SHORT PROBLEM:
Extract the lines that hold the string "chart".

AVAILABLE RECORDS:
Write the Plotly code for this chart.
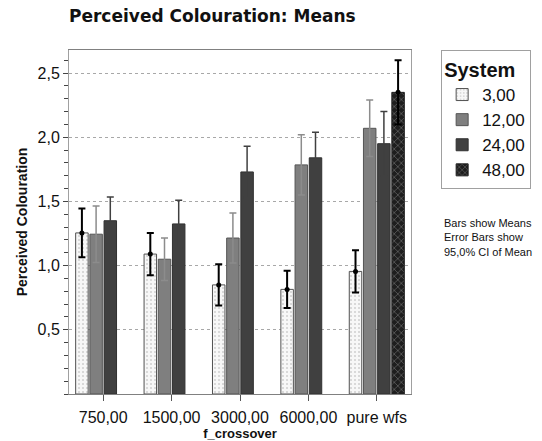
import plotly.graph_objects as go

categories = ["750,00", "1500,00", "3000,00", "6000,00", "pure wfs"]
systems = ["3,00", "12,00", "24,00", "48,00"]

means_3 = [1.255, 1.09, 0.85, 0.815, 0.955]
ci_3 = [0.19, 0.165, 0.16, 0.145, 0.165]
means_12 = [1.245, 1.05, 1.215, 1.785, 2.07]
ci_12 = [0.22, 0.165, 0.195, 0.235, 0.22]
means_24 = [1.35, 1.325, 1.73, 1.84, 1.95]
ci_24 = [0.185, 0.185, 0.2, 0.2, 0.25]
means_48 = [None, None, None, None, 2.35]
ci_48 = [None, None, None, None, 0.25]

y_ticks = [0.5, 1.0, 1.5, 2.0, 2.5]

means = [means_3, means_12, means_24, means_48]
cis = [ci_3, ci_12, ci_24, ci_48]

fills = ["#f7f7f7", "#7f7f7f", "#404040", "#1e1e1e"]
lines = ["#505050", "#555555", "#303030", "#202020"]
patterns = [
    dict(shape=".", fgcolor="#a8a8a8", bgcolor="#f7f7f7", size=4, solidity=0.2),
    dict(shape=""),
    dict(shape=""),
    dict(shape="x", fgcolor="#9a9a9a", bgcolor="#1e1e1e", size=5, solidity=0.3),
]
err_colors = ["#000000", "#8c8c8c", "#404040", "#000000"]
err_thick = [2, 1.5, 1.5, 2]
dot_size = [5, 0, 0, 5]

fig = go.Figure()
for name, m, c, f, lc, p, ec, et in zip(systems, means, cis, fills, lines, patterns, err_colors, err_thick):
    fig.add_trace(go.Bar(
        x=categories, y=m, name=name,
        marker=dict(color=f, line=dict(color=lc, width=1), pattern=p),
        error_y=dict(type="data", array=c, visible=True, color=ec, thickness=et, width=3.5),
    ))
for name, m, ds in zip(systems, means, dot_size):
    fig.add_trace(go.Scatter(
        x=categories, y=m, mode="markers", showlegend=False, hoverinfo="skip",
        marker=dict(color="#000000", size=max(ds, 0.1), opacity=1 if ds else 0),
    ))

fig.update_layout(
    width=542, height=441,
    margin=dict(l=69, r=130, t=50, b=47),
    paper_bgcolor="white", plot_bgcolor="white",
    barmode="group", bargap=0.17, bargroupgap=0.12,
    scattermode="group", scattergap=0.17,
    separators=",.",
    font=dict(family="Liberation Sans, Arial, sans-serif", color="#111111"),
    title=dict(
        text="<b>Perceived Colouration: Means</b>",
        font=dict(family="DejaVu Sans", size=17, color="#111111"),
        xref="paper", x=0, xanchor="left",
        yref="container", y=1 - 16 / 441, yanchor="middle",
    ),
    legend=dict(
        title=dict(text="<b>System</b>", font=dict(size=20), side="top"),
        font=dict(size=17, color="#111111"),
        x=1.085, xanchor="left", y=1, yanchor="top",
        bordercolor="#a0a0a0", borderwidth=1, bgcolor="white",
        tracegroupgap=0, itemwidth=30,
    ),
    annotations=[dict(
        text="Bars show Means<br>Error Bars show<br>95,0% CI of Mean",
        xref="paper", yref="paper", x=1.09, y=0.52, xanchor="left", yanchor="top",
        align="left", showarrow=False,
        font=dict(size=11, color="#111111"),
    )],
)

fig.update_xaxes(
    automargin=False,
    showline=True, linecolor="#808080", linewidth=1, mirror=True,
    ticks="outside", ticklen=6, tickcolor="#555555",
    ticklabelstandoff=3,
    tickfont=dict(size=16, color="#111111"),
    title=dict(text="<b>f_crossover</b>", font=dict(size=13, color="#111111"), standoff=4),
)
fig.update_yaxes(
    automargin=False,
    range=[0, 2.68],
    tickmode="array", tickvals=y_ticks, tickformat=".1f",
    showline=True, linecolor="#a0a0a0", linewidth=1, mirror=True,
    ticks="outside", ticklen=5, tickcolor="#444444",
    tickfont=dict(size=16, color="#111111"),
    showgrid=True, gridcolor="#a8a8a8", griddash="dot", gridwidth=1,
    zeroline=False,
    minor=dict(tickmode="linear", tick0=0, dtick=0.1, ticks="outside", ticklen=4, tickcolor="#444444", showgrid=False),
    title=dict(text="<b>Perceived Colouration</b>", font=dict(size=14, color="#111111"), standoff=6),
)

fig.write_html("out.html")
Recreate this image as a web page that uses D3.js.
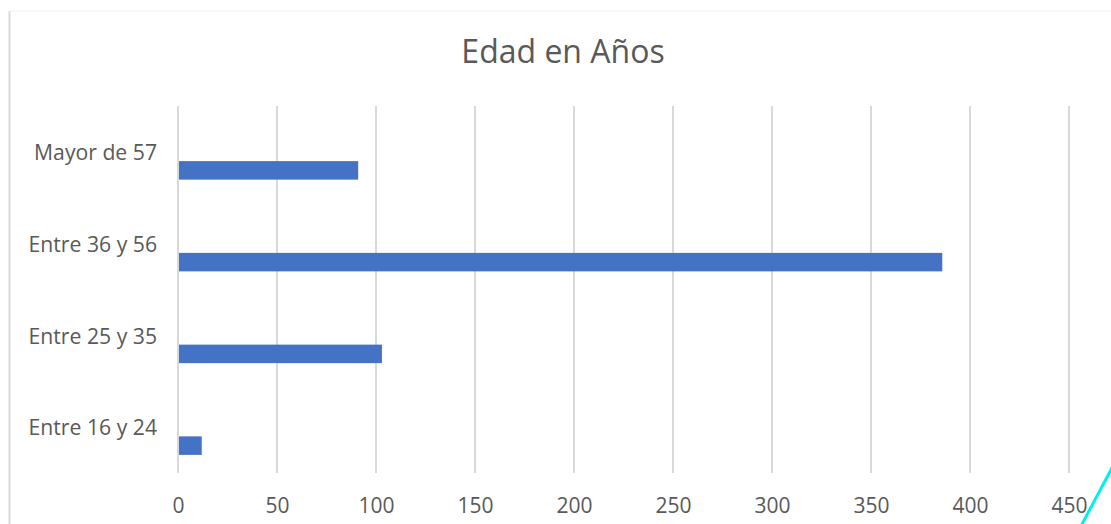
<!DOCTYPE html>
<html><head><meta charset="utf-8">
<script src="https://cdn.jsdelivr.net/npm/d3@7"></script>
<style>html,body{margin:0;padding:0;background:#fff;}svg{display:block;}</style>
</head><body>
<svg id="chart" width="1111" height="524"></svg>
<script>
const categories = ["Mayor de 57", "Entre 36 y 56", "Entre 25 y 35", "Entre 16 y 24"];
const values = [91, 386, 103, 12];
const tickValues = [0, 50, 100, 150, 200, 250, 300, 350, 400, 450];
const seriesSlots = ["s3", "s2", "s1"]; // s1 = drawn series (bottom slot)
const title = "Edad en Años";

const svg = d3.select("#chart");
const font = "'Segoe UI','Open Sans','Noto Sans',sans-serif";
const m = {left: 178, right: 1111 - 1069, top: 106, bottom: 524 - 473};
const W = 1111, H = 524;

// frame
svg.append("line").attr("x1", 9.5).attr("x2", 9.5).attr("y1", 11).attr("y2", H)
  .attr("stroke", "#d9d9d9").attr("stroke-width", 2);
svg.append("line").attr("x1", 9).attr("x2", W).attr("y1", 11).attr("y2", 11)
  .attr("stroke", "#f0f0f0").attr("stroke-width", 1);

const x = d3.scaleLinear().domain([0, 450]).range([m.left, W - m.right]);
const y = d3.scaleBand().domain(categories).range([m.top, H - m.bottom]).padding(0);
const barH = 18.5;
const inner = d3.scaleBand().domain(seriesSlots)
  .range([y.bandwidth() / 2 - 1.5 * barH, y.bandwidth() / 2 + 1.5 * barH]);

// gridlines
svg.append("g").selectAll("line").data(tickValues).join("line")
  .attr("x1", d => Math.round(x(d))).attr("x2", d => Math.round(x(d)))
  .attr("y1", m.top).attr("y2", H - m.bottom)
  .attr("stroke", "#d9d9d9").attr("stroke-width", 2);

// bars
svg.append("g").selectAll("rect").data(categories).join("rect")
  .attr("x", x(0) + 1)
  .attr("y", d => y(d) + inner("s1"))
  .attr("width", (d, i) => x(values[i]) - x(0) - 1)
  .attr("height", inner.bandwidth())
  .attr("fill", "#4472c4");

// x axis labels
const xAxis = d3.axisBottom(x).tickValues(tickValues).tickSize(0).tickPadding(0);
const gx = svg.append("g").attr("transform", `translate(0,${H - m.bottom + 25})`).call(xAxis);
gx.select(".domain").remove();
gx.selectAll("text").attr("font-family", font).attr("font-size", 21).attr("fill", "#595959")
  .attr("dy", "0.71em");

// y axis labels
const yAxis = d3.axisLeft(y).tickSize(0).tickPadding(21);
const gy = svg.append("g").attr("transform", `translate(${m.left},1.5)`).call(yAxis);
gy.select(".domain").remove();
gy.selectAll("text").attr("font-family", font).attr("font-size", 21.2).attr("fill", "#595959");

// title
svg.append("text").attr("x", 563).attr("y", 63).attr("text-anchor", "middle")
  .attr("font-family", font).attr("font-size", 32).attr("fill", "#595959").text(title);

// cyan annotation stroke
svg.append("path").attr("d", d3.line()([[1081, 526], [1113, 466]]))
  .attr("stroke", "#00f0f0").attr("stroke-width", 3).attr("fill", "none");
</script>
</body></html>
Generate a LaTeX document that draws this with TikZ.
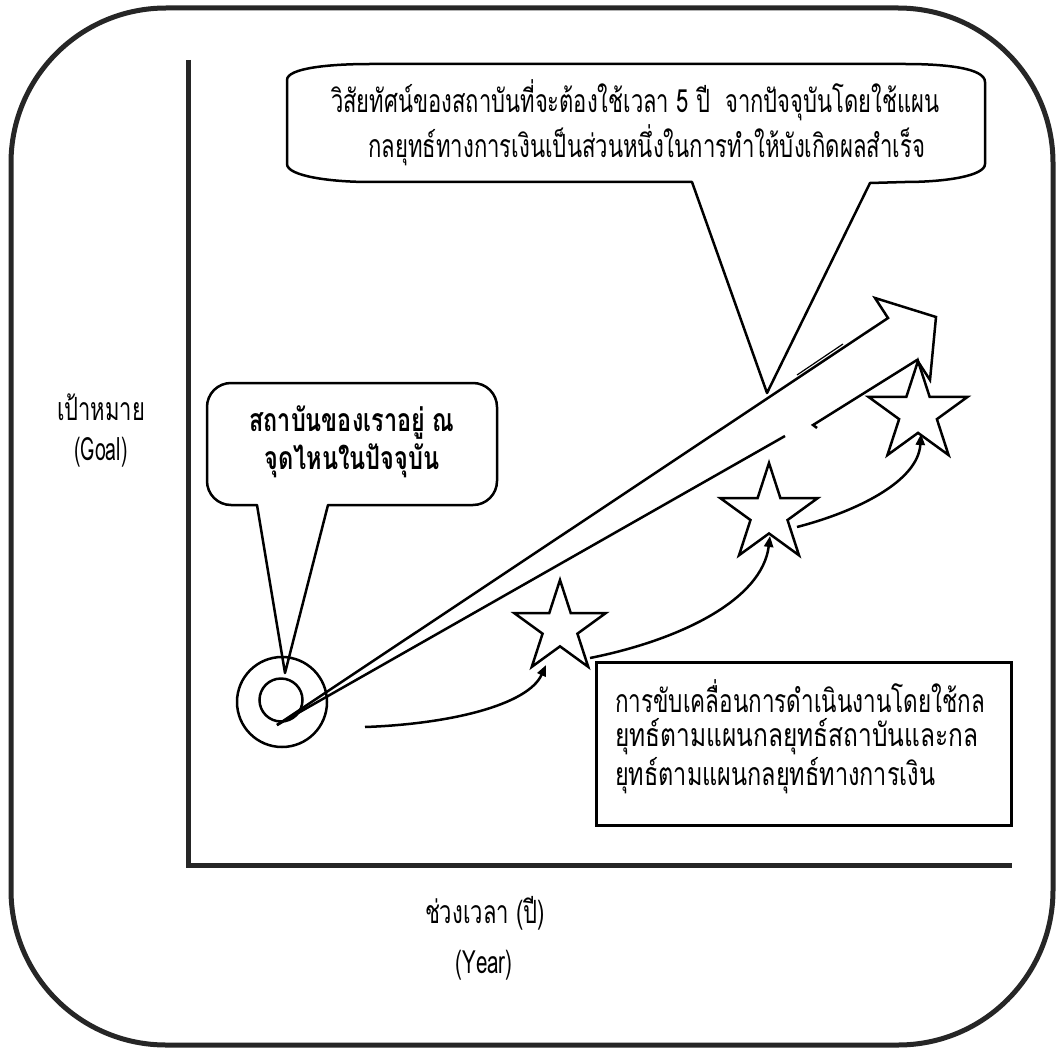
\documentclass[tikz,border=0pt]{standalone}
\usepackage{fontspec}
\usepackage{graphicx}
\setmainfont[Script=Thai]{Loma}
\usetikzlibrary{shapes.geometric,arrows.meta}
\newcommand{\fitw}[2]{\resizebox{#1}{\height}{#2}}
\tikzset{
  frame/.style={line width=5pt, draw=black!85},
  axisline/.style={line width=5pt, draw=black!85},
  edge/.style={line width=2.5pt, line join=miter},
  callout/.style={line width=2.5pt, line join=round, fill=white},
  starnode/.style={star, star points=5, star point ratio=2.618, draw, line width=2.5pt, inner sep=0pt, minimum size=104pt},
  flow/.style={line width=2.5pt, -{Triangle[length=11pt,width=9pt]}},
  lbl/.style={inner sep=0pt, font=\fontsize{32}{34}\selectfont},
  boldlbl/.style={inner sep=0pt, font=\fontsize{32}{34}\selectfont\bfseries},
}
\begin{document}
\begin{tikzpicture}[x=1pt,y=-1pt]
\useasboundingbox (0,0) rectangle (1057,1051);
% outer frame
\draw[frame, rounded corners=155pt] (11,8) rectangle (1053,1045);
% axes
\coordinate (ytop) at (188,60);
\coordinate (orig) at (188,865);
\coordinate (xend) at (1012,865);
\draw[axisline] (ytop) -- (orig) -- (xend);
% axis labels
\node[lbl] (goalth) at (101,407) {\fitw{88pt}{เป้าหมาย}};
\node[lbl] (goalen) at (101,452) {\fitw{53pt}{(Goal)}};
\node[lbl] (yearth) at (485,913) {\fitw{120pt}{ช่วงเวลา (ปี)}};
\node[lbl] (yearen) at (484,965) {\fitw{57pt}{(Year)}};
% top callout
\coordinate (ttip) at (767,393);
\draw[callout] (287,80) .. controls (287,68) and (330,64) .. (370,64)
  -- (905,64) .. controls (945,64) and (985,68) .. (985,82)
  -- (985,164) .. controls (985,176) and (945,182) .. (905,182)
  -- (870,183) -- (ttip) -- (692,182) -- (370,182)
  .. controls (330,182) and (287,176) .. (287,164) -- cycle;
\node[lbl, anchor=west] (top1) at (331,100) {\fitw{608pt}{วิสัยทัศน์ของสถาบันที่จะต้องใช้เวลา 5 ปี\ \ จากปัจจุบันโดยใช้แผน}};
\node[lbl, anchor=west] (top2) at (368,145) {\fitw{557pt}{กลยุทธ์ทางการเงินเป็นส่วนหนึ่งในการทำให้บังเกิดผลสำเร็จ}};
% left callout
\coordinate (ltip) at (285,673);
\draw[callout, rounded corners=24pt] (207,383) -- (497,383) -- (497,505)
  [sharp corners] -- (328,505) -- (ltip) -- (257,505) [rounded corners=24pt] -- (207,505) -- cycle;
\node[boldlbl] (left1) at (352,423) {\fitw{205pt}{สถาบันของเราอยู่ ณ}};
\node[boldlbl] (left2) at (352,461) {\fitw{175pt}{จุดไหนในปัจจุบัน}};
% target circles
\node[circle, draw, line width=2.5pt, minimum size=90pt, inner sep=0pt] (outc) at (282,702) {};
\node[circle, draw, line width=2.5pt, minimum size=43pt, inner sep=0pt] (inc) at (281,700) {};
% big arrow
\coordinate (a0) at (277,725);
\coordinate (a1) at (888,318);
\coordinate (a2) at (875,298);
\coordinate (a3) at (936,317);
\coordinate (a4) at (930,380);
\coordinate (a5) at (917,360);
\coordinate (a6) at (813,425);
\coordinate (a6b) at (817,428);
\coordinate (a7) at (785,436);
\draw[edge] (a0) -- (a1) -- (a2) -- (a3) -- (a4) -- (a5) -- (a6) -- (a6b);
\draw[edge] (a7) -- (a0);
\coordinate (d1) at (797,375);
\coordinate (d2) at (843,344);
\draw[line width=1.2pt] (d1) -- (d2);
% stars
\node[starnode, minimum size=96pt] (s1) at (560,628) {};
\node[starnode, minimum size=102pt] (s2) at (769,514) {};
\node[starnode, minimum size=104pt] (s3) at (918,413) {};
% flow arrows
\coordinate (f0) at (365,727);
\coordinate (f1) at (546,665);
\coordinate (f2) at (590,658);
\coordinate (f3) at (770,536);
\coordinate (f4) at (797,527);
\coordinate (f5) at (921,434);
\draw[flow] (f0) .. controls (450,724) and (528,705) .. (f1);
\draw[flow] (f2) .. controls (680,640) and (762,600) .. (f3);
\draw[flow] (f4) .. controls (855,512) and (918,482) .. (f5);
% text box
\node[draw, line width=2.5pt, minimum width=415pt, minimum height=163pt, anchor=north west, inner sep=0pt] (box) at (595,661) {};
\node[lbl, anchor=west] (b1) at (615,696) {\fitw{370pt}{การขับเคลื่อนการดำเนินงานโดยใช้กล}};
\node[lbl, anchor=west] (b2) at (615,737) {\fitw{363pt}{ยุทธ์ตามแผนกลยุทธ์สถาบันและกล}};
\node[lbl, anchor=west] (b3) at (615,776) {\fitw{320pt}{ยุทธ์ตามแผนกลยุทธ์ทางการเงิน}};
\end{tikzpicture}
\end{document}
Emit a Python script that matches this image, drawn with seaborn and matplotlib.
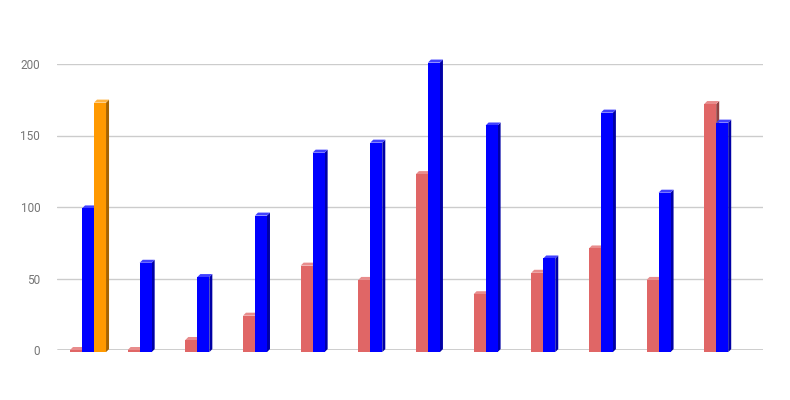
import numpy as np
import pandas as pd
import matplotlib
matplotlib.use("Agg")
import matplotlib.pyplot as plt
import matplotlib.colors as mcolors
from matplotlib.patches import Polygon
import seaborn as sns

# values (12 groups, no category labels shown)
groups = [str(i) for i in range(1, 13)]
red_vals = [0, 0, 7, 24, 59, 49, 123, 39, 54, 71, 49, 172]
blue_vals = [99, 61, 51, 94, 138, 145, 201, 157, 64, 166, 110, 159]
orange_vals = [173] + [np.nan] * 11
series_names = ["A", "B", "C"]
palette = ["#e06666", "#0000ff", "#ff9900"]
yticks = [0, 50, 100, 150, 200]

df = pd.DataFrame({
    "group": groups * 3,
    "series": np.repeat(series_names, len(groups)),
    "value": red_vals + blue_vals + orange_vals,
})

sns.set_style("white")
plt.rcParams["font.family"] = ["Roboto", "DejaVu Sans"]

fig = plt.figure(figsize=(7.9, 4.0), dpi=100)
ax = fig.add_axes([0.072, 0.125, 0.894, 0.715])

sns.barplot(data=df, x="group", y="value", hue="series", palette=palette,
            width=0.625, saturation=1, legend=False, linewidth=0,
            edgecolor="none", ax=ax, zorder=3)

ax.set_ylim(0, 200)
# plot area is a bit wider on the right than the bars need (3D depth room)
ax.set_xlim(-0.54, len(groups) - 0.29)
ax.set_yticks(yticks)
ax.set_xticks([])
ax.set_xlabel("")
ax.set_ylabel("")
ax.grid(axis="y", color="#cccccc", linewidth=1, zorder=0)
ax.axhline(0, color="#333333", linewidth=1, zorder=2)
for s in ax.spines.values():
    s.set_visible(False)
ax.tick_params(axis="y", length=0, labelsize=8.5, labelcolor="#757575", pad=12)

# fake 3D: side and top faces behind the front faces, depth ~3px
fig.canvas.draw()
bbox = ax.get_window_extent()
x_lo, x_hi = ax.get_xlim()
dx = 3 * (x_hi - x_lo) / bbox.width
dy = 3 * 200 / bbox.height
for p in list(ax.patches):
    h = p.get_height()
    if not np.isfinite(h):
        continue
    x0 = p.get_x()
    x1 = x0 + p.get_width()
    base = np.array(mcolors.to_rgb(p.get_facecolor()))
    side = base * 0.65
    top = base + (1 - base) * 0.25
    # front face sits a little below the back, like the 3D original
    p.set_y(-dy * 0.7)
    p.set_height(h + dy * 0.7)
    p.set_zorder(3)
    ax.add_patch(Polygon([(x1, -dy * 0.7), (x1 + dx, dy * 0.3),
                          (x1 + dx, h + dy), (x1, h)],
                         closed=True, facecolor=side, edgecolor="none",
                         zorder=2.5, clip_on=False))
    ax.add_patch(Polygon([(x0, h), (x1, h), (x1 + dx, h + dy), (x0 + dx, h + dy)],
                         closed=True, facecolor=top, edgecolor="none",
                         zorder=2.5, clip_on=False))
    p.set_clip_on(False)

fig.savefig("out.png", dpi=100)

TASK ANSWER:
Write the Plotly code for this chart.
<svg id="chart" width="1111" height="524"></svg>
const svg = d3.select("#chart");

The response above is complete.